Asked whether users will be likely to see a cheaper computer from Apple, Jobs answered, “I think what we want to do is deliver an increasing level of value to these customers.”
“There are some customers which we chose not to serve,” he added. “We don’t know how to make a $500 computer that’s not a piece of junk, and our DNA will not let us ship that. But we can continue to deliver greater and greater value to those customers that we choose to serve. And there’s a lot of them.”
“We’ve seen great success by focusing on certain segments of the market and not trying to be everything to everybody. So I think you can expect us to stick with that winning strategy and continue to try to add more and more value to those products in those customer bases we choose to serve.”

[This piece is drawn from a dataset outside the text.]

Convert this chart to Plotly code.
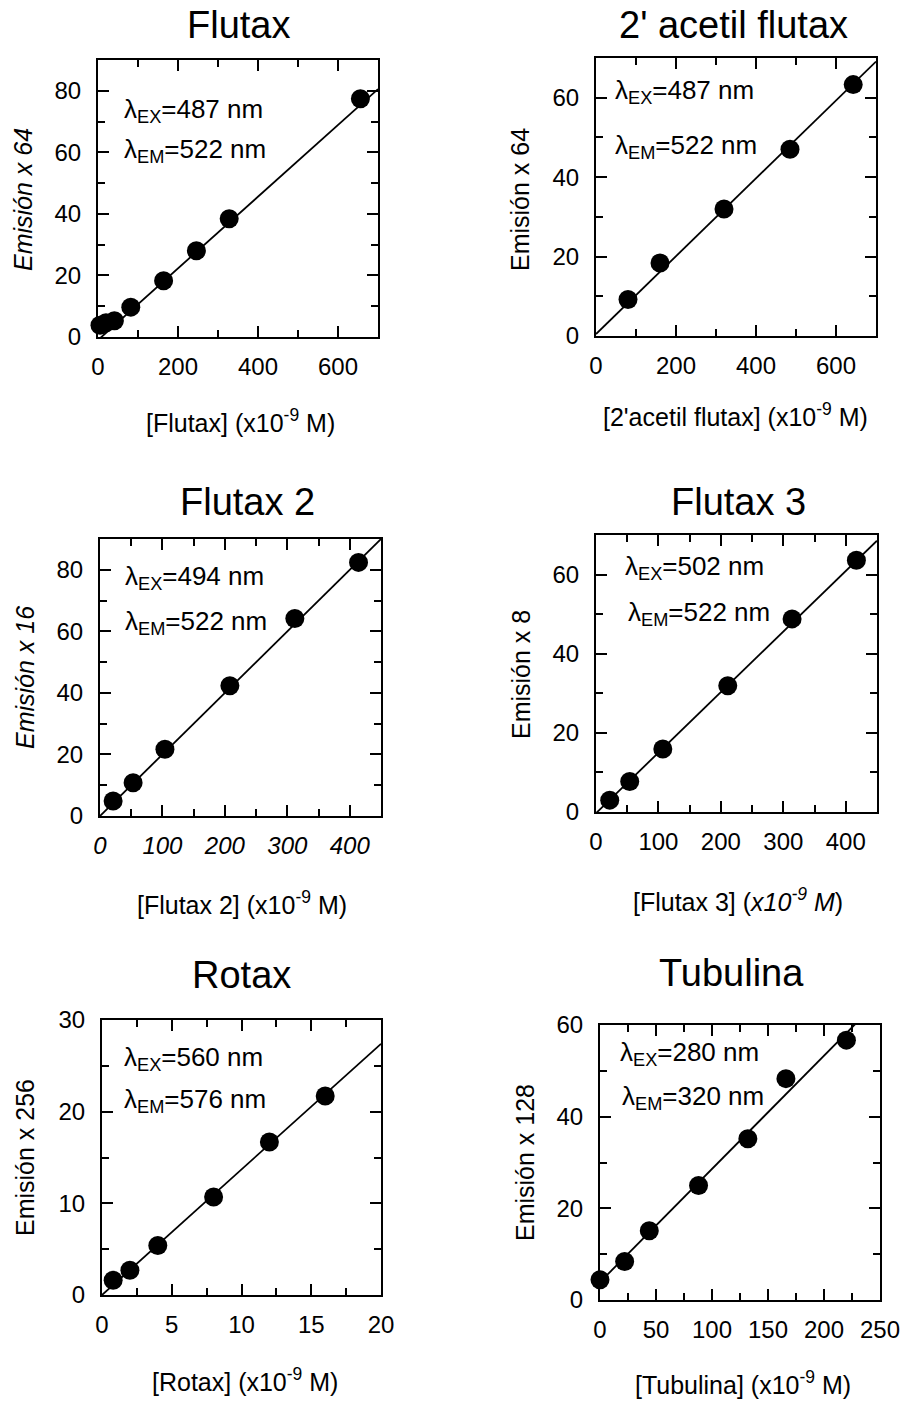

This really demonstrates that Jobs is stuck in the past and still obsessed with lifestyle marketing, because I quickly did a bit of research and discovered that Dell sells a machine of roughly the same specification as its Mac mini for a little over half the price in the USA. Specifically:
- Dell Inspiron 518, 2.53GHz Core 2 duo, 2Gb RAM, 250Gb HD, Vista HPrem, Intel GMA 3100: $439
- Mac mini, 2GHz Core 2 duo, 1Gb RAM, 120Gb HD, OS X, onboard Intel graphics: $799
Really, why would anyone in their right mind pay that price for such an underspecified machine? Just because it’s got a silly little square case, which can only accommodate laptop hard drives rather than normal ones, which offer far greater capacity at much better prices? (You do not get 120Gb hard drives anymore, other than on laptops; standard hard drives go from 80 to 160Gb.) It is a rip-off; there is no other word for it.
Steve Jobs seems to have no clue that many people just want a computer that works for them. The article I replied to in 2006 noted that Mac fans thought of their machines as the BMW of the computer scene, but at least BMWs have features Fords and Vauxhalls don’t. Macs offer inferior features and less expansion capacity for more money - they are equivalent to a car like my little Daewoo Matiz with a BMW badge. Admittedly, Mac OS X is better than Windows, but the retail version of Vista is more expensive than the boxed Mac OS X (and, in any case, Apple got the basic operating system for free), so where does the rest of that money go?
Everything about Apple now is a product of the boom that has just gone bust, and I hope Apple gets wise to this fact, because in the next couple of years people who can afford to buy computers at all will not be looking to pay big money for an inferior computer that just looks good. They will want something that ‘just works’. If Apple doesn’t, they will go bust, and that will be a crying shame, because they may well take a great operating system with them (unless they sell it to Microsoft). I would love to buy another Mac, but until I can get one which takes standard hard drives and sells for a decent price, I will be sticking with PCs running Vista and Linux.